Anders Behring Breivik, from Norway, committed the country’s worst peacetime atrocity in 2011. The anti-Muslim carried out the mass murder in July of that year. He ruthlessly killed eight with a car bomb in Oslo and then shot 69 people to death at a Labour Party youth camp in Utoeya island.
Most of the victims from the second attack were teenagers. Shortly after the attack, he recalled the moment when his frightened victims sought cover. “Some of them are completely paralysed. They cannot run. They stand totally still. This is something they never show on TV,” Breivik said at the time.
“And there were two persons who were curled up and I think I ran out of ammunition and they knew that but they just stood there, paralysed.

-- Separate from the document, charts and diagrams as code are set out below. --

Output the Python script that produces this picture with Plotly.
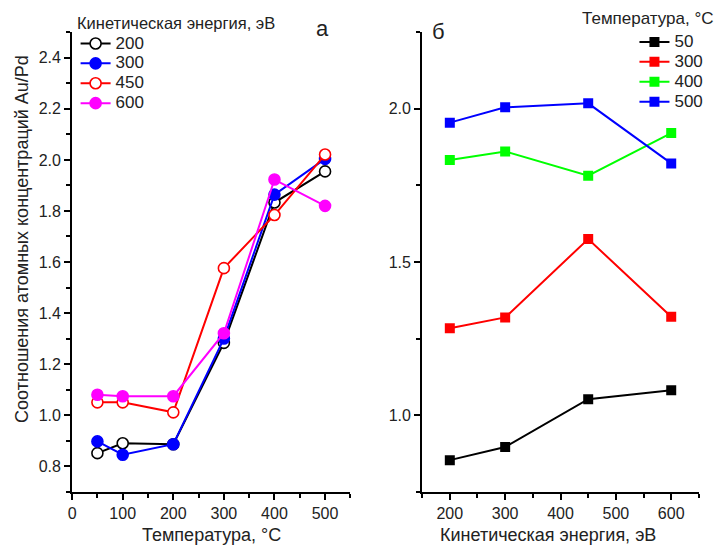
import plotly.graph_objects as go

W, H = 715, 553
FONT = "Liberation Sans, Arial, sans-serif"

# ---- panel a: ratio vs temperature, one series per kinetic energy ----
temp_a = [50, 100, 200, 300, 400, 500]
energy_labels = ["200", "300", "450", "600"]
ratio_200 = [0.851, 0.890, 0.886, 1.283, 1.833, 1.955]
ratio_300 = [0.897, 0.845, 0.886, 1.300, 1.864, 2.004]
ratio_450 = [1.050, 1.050, 1.011, 1.576, 1.784, 2.021]
ratio_600 = [1.080, 1.074, 1.074, 1.321, 1.923, 1.820]

# ---- panel b: ratio vs kinetic energy, one series per temperature ----
energy_b = [200, 300, 450, 600]
temp_labels = ["50", "300", "400", "500"]
ratio_t50 = [0.853, 0.896, 1.052, 1.081]
ratio_t300 = [1.284, 1.319, 1.575, 1.321]
ratio_t400 = [1.833, 1.861, 1.782, 1.921]
ratio_t500 = [1.955, 2.005, 2.018, 1.822]

fig = go.Figure()

def lbl(t):
    return '<span style="font-size:17px">%s</span>' % t

a_series = [
    (ratio_200, "#000000", True),
    (ratio_300, "#0000FF", False),
    (ratio_450, "#FF0000", True),
    (ratio_600, "#FF00FF", False),
]
for (ys, col, hollow), name in zip(a_series, energy_labels):
    fig.add_trace(go.Scatter(
        x=temp_a, y=ys, mode="lines+markers", name=lbl(name),
        line=dict(color=col, width=2),
        marker=dict(symbol="circle", size=11,
                    color="#FFFFFF" if hollow else col,
                    line=dict(color=col, width=1.6)),
        xaxis="x", yaxis="y", legend="legend",
    ))

b_series = [
    (ratio_t50, "#000000"),
    (ratio_t300, "#FF0000"),
    (ratio_t400, "#00FF00"),
    (ratio_t500, "#0000FF"),
]
for (ys, col), name in zip(b_series, temp_labels):
    fig.add_trace(go.Scatter(
        x=energy_b, y=ys, mode="lines+markers", name=lbl(name),
        line=dict(color=col, width=2),
        marker=dict(symbol="square", size=10, color=col,
                    line=dict(color=col, width=0)),
        xaxis="x2", yaxis="y2", legend="legend2",
    ))

axis_common = dict(
    showline=True, linecolor="black", linewidth=2,
    ticks="outside", ticklen=6, tickwidth=2, tickcolor="black",
    showgrid=False, zeroline=False, mirror=False,
    tickfont=dict(family=FONT, size=16, color="#222222"),
)

ydom = [1 - 491.7 / H, 1 - 32.3 / H]

fig.update_layout(
    width=W, height=H,
    margin=dict(l=0, r=0, t=0, b=0),
    paper_bgcolor="white", plot_bgcolor="white",
    font=dict(family=FONT, color="#222222"),
    xaxis=dict(domain=[68.5 / W, 348.3 / W], range=[0, 550],
               tickvals=[0, 100, 200, 300, 400, 500],
               minor=dict(dtick=50, tick0=0, ticks="outside", ticklen=4,
                          tickwidth=2, tickcolor="black"),
               anchor="y", **axis_common),
    yaxis=dict(domain=ydom, range=[0.7, 2.5],
               tickvals=[0.8, 1.0, 1.2, 1.4, 1.6, 1.8, 2.0, 2.2, 2.4],
               ticktext=["0.8", "1.0", "1.2", "1.4", "1.6", "1.8", "2.0", "2.2", "2.4"],
               minor=dict(dtick=0.1, tick0=0.7, ticks="outside", ticklen=4,
                          tickwidth=2, tickcolor="black"),
               anchor="x", **axis_common),
    xaxis2=dict(domain=[420.5 / W, 698.8 / W], range=[150, 650],
                tickvals=[200, 300, 400, 500, 600],
                minor=dict(dtick=50, tick0=150, ticks="outside", ticklen=4,
                           tickwidth=2, tickcolor="black"),
                anchor="y2", **axis_common),
    yaxis2=dict(domain=ydom, range=[0.75, 2.25],
                tickvals=[1.0, 1.5, 2.0], ticktext=["1.0", "1.5", "2.0"],
                minor=dict(dtick=0.25, tick0=0.75, ticks="outside", ticklen=4,
                           tickwidth=2, tickcolor="black"),
                anchor="x2", **axis_common),
    legend=dict(x=72 / W, y=1 - 28.5 / H, xanchor="left", yanchor="top",
                bgcolor="rgba(0,0,0,0)", borderwidth=0,
                font=dict(family=FONT, size=13, color="#222222"),
                tracegroupgap=0),
    legend2=dict(x=634 / W, y=1 - 27 / H, xanchor="left", yanchor="top",
                 bgcolor="rgba(0,0,0,0)", borderwidth=0,
                 font=dict(family=FONT, size=13, color="#222222"),
                 tracegroupgap=0),
    showlegend=True,
)

ann = [
    dict(text="а", x=320.7 / W, y=1 - 28.3 / H, size=22, xa="center"),
    dict(text="б", x=436.7 / W, y=1 - 31.7 / H, size=22, xa="center"),
    dict(text="Кинетическая энергия, эВ", x=71.5 / W, y=1 - 22.7 / H, size=16.5, xa="left"),
    dict(text="Температура, °C", x=579.5 / W, y=1 - 18.3 / H, size=17, xa="left"),
    dict(text="Температура, °C", x=208.3 / W, y=1 - 534.5 / H, size=18, xa="center"),
    dict(text="Кинетическая энергия, эВ", x=547.5 / W, y=1 - 534.5 / H, size=18, xa="center"),
]
for a in ann:
    fig.add_annotation(text=a["text"], x=a["x"], y=a["y"], xref="paper", yref="paper",
                       xanchor=a["xa"], yanchor="middle", showarrow=False,
                       font=dict(family=FONT, size=a["size"], color="#222222"))
fig.add_annotation(text="Соотношения атомных концентраций Au/Pd",
                   x=18 / W, y=1 - 239 / H, xref="paper", yref="paper",
                   xanchor="center", yanchor="middle", showarrow=False, textangle=-90,
                   font=dict(family=FONT, size=18, color="#222222"))

fig.write_html("out.html")
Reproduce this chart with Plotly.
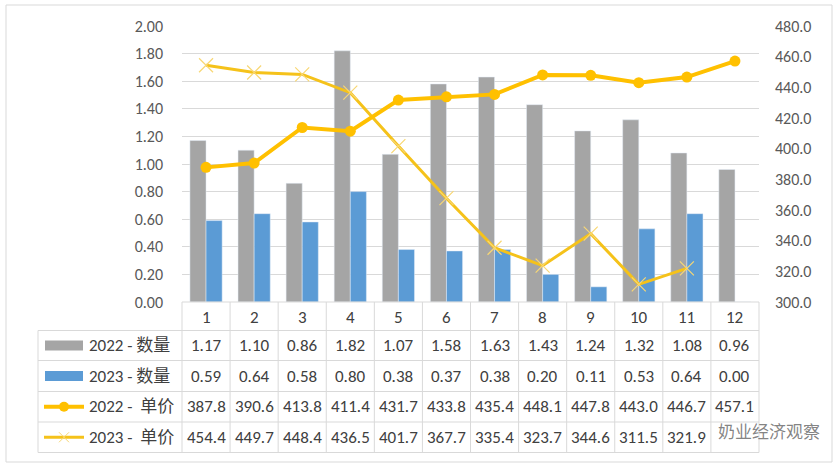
import plotly.graph_objects as go

months = [str(m) for m in range(1, 13)]
qty_2022 = [1.17, 1.10, 0.86, 1.82, 1.07, 1.58, 1.63, 1.43, 1.24, 1.32, 1.08, 0.96]
qty_2023 = [0.59, 0.64, 0.58, 0.80, 0.38, 0.37, 0.38, 0.20, 0.11, 0.53, 0.64, 0.00]
price_2022 = [387.8, 390.6, 413.8, 411.4, 431.7, 433.8, 435.4, 448.1, 447.8, 443.0, 446.7, 457.1]
price_2023 = [454.4, 449.7, 448.4, 436.5, 401.7, 367.7, 335.4, 323.7, 344.6, 311.5, 321.9, None]
series_names = ["2022 - 数量", "2023 - 数量", "2022 -  单价", "2023 -  单价"]

W, H = 834, 466
FONT = "Carlito, Lato, 'Noto Sans CJK SC', sans-serif"
CJK = "Carlito, Lato, 'Noto Sans CJK SC', sans-serif"
TXT = "#404040"
GRID = "#D9D9D9"
C_GRAY, C_BLUE, C_GOLD, C_GOLD2 = "#A5A5A5", "#5B9BD5", "#FFC000", "#F5C21A"

def px(x):
    return x / W

def py(y):
    return 1 - y / H

x_vals = list(range(1, 13))
plot_l, plot_r, plot_t, plot_b = 182, 759, 26, 302

fig = go.Figure()
fig.add_trace(go.Bar(x=x_vals, y=qty_2022, name=series_names[0], marker_color=C_GRAY, yaxis="y"))
fig.add_trace(go.Bar(x=x_vals, y=qty_2023, name=series_names[1], marker_color=C_BLUE, yaxis="y"))
fig.add_trace(go.Scatter(x=x_vals, y=price_2023, name=series_names[3], yaxis="y2", mode="lines+markers",
                         line=dict(color=C_GOLD2, width=3),
                         marker=dict(symbol="x-thin", size=14, line=dict(color="#F8D774", width=1.2))))
fig.add_trace(go.Scatter(x=x_vals, y=price_2022, name=series_names[2], yaxis="y2", mode="lines+markers",
                         line=dict(color=C_GOLD, width=4),
                         marker=dict(symbol="circle", size=11, color=C_GOLD)))

fig.update_layout(
    width=W, height=H, margin=dict(l=0, r=0, t=0, b=0, pad=0, autoexpand=False),
    paper_bgcolor="white", plot_bgcolor="white",
    showlegend=False, barmode="group", bargap=0.33, bargroupgap=0,
    font=dict(family=FONT, color="#595959", size=16),
    xaxis=dict(domain=[px(plot_l), px(plot_r)], range=[0.5, 12.5], showticklabels=False,
               showgrid=False, zeroline=False, showline=False, ticks="", automargin=False),
    yaxis=dict(domain=[py(plot_b), py(plot_t)], range=[0, 2], dtick=0.2, tickformat=".2f",
               showgrid=True, gridcolor=GRID, gridwidth=1, zeroline=False, showline=False,
               ticks="", ticklabelstandoff=18, automargin=False,
               tickfont=dict(size=16, color="#595959")),
    yaxis2=dict(domain=[py(plot_b), py(plot_t)], overlaying="y", side="right", range=[300, 480],
                dtick=20, tickformat=".1f", showgrid=False, zeroline=False, showline=False,
                ticks="", ticklabelstandoff=15, automargin=False,
                tickfont=dict(size=16, color="#595959")),
)

shapes = []
annotations = []
# outer border
shapes.append(dict(type="rect", xref="paper", yref="paper", x0=px(6), x1=px(832), y0=py(462), y1=py(5),
                   line=dict(color=GRID, width=1), layer="below"))

# table geometry
row_lines = [330.5, 360.5, 391.5, 422, 452.5]
col_w = (plot_r - plot_l) / 12
tab_l = 38
shapes.append(dict(type="line", xref="paper", yref="paper", x0=px(plot_l), x1=px(plot_r),
                   y0=py(plot_b), y1=py(plot_b), line=dict(color=GRID, width=1)))
for yl in row_lines:
    shapes.append(dict(type="line", xref="paper", yref="paper", x0=px(tab_l), x1=px(plot_r),
                       y0=py(yl), y1=py(yl), line=dict(color=GRID, width=1)))
for i in range(13):
    xl = plot_l + i * col_w
    shapes.append(dict(type="line", xref="paper", yref="paper", x0=px(xl), x1=px(xl),
                       y0=py(plot_b), y1=py(row_lines[-1]), line=dict(color=GRID, width=1)))
shapes.append(dict(type="line", xref="paper", yref="paper", x0=px(tab_l), x1=px(tab_l),
                   y0=py(row_lines[0]), y1=py(row_lines[-1]), line=dict(color=GRID, width=1)))

# header (months)
hdr_y = (plot_b + row_lines[0]) / 2 + 1
for i, m in enumerate(months):
    annotations.append(dict(x=x_vals[i], xref="x", y=py(hdr_y), yref="paper", text=m, showarrow=False,
                            font=dict(size=17, color=TXT, family=FONT), xanchor="center", yanchor="middle"))

rows = [qty_2022, qty_2023, price_2022, price_2023]
fmts = ["{:.2f}", "{:.2f}", "{:.1f}", "{:.1f}"]
for r, (vals, fmt) in enumerate(zip(rows, fmts)):
    yc = (row_lines[r] + row_lines[r + 1]) / 2
    for i, v in enumerate(vals):
        if v is None:
            continue
        annotations.append(dict(x=x_vals[i], xref="x", y=py(yc), yref="paper", text=fmt.format(v),
                                showarrow=False, font=dict(size=17, color=TXT, family=FONT),
                                xanchor="center", yanchor="middle"))
    annotations.append(dict(x=px(87), xref="paper", y=py(yc), yref="paper", text=series_names[r],
                            showarrow=False, font=dict(size=17, color=TXT, family=CJK),
                            xanchor="left", yanchor="middle"))
    if r < 2:
        col = C_GRAY if r == 0 else C_BLUE
        shapes.append(dict(type="rect", xref="paper", yref="paper", x0=px(45), x1=px(83),
                           y0=py(yc + 5), y1=py(yc - 5), fillcolor=col, line=dict(width=0)))
    elif r == 2:
        shapes.append(dict(type="line", xref="paper", yref="paper", x0=px(44), x1=px(84),
                           y0=py(yc), y1=py(yc), line=dict(color=C_GOLD, width=4)))
        shapes.append(dict(type="circle", xref="paper", yref="paper", x0=px(59), x1=px(69),
                           y0=py(yc + 5), y1=py(yc - 5), fillcolor=C_GOLD, line=dict(width=0)))
    else:
        shapes.append(dict(type="line", xref="paper", yref="paper", x0=px(44), x1=px(84),
                           y0=py(yc), y1=py(yc), line=dict(color=C_GOLD2, width=3)))
        for d in (1, -1):
            shapes.append(dict(type="line", xref="paper", yref="paper", x0=px(59), x1=px(69),
                               y0=py(yc + 5 * d), y1=py(yc - 5 * d), line=dict(color="#F8D774", width=1)))

# watermark
annotations.append(dict(x=px(716), xref="paper", y=py(430), yref="paper", text="奶业经济观察",
                        showarrow=False, font=dict(size=17, color="rgba(110,110,110,0.85)",
                        family="'Noto Sans CJK SC', sans-serif"), xanchor="left", yanchor="middle"))

fig.update_layout(shapes=shapes, annotations=annotations)
fig.write_html("out.html")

They were screaming, begging for their lives.” After spending just 13 years behind bars, he is applying for parole. On Tuesday, he will plead his case during the hearing at the high-security prison where he is held.
He first became eligible to seek parole after serving the first ten years of his term. However, he was rejected in 2022 after failing to convince the judge he is no longer dangerous. At the time the district court said: “The risk of violence is real and significant and equal to what it was when (Breivik) was first sentenced.”
In a letter to the court, Andreas Hjetland, a government attorney, wrote that Breivik had so far shown himself to be unreceptive to rehabilitative work and it was “therefore difficult to imagine which major reliefs in terms of sentencing are possible and justifiable.” The court said Breivik could not be taken for his word. “His stated assurances and word of honour have little value even if he were to mean what he says at the time he says it,” the judges wrote.
Earlier this year, Breivik – Norway’s worst peacetime killer – claimed his solitary confinement since being imprisoned in 2012 amounts to inhumane treatment under the European Convention of Human Rights. But Norway’s treatment of prisoners is much more favourable than many other countries.
The mass murderer is held in a two-story complex with a kitchen, dining room and TV room with an Xbox, several armchairs and black and white pictures of the Eiffel Tower on the wall. He also has a fitness room with weights, a treadmill and a rowing machine, while three parakeets fly around the complex.